• **Given task**: Find how many lines contain the word "with" and state that number alone.

• **Available records**:
▬▬▬

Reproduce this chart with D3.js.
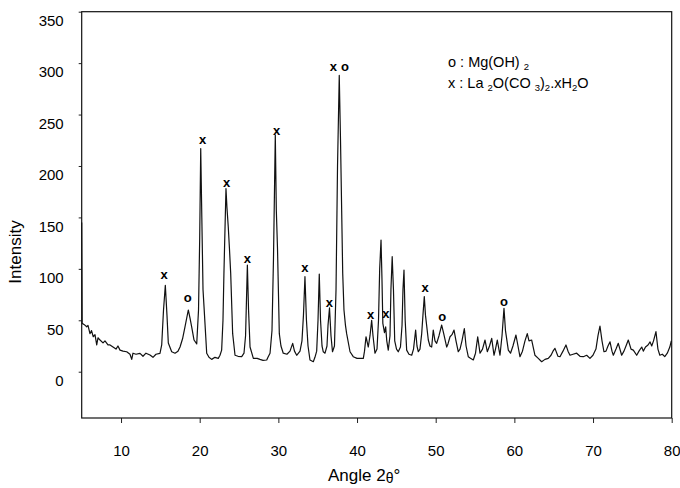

▬▬▬

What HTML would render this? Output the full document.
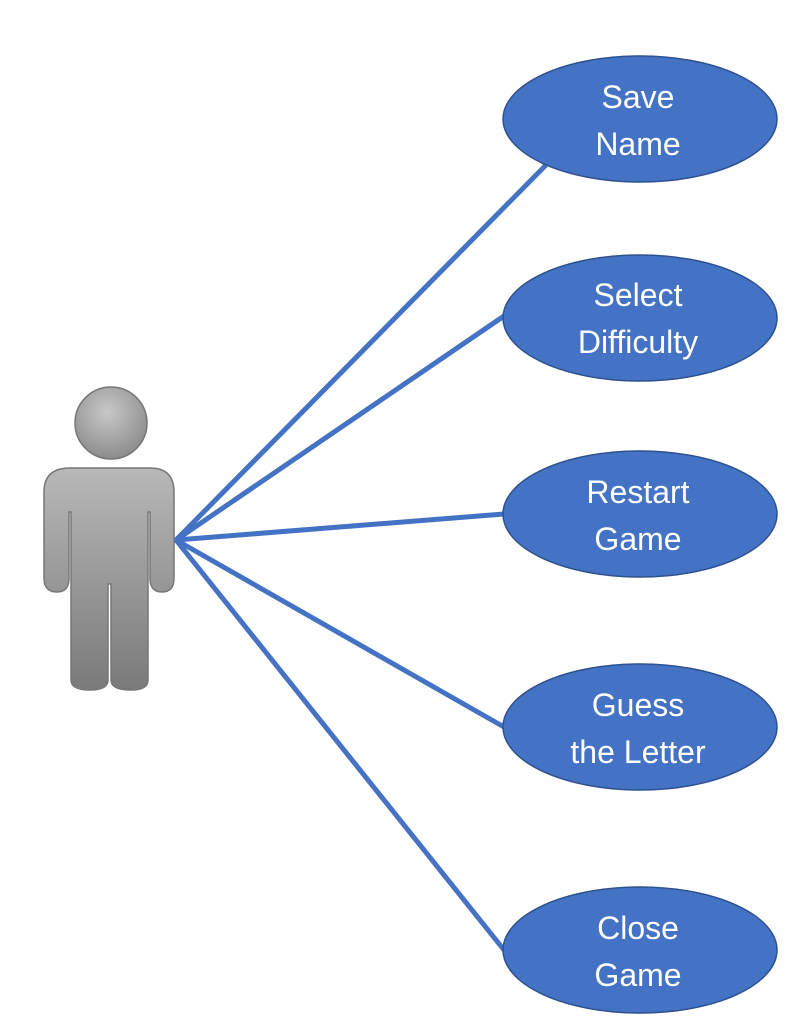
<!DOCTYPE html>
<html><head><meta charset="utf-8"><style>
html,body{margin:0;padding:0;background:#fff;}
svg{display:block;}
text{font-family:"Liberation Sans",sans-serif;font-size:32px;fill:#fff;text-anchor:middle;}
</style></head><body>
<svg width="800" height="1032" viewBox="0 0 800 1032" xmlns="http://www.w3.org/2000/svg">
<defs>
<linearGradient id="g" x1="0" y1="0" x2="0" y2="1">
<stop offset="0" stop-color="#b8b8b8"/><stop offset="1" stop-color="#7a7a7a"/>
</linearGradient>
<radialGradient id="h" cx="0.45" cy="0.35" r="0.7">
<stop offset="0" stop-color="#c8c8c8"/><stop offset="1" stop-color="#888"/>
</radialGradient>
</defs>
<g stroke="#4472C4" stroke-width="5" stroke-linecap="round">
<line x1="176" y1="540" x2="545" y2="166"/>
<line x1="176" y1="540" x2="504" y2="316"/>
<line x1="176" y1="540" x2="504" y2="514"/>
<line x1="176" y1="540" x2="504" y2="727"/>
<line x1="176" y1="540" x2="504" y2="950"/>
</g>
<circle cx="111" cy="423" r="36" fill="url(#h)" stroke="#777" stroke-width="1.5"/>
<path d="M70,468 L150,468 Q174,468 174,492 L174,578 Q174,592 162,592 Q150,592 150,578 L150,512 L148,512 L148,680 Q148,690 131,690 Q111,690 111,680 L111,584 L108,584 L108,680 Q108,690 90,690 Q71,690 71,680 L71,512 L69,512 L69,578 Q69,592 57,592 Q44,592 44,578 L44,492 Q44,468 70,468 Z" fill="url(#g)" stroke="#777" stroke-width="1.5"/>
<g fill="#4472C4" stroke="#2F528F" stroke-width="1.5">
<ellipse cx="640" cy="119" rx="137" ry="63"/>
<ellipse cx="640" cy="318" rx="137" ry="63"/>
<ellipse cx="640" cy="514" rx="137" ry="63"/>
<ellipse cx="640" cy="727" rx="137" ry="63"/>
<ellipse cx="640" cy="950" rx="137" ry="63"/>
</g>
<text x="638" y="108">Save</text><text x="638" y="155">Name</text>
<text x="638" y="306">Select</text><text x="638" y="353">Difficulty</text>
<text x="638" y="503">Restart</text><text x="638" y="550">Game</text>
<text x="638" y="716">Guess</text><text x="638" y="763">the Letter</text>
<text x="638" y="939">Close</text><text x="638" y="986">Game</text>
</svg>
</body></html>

▬▬▬

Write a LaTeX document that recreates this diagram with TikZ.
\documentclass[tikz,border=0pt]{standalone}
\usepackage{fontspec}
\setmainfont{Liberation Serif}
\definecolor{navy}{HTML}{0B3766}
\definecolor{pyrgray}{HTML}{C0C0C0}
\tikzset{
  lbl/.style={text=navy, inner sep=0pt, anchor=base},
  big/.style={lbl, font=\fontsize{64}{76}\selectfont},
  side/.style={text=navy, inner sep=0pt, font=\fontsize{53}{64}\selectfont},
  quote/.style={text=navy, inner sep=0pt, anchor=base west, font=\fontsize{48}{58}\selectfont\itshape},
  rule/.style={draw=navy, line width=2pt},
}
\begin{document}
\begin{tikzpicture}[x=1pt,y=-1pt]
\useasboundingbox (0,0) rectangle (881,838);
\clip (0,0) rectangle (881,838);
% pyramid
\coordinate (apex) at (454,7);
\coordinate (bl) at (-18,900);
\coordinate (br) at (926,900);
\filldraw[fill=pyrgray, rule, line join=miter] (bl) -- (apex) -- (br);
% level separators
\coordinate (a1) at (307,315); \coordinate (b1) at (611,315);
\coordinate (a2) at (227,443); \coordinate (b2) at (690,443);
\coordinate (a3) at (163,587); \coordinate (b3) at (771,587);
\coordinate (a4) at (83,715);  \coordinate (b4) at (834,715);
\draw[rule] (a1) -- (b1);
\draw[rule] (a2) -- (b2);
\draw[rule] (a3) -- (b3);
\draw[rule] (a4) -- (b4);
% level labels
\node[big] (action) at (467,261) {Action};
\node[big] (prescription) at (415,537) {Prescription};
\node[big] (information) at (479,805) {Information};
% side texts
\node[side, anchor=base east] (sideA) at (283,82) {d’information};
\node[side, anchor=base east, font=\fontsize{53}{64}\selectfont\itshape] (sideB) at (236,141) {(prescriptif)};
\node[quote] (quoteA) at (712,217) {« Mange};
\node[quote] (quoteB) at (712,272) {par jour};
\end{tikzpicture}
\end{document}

▬▬▬

• **Solved exercise**: 2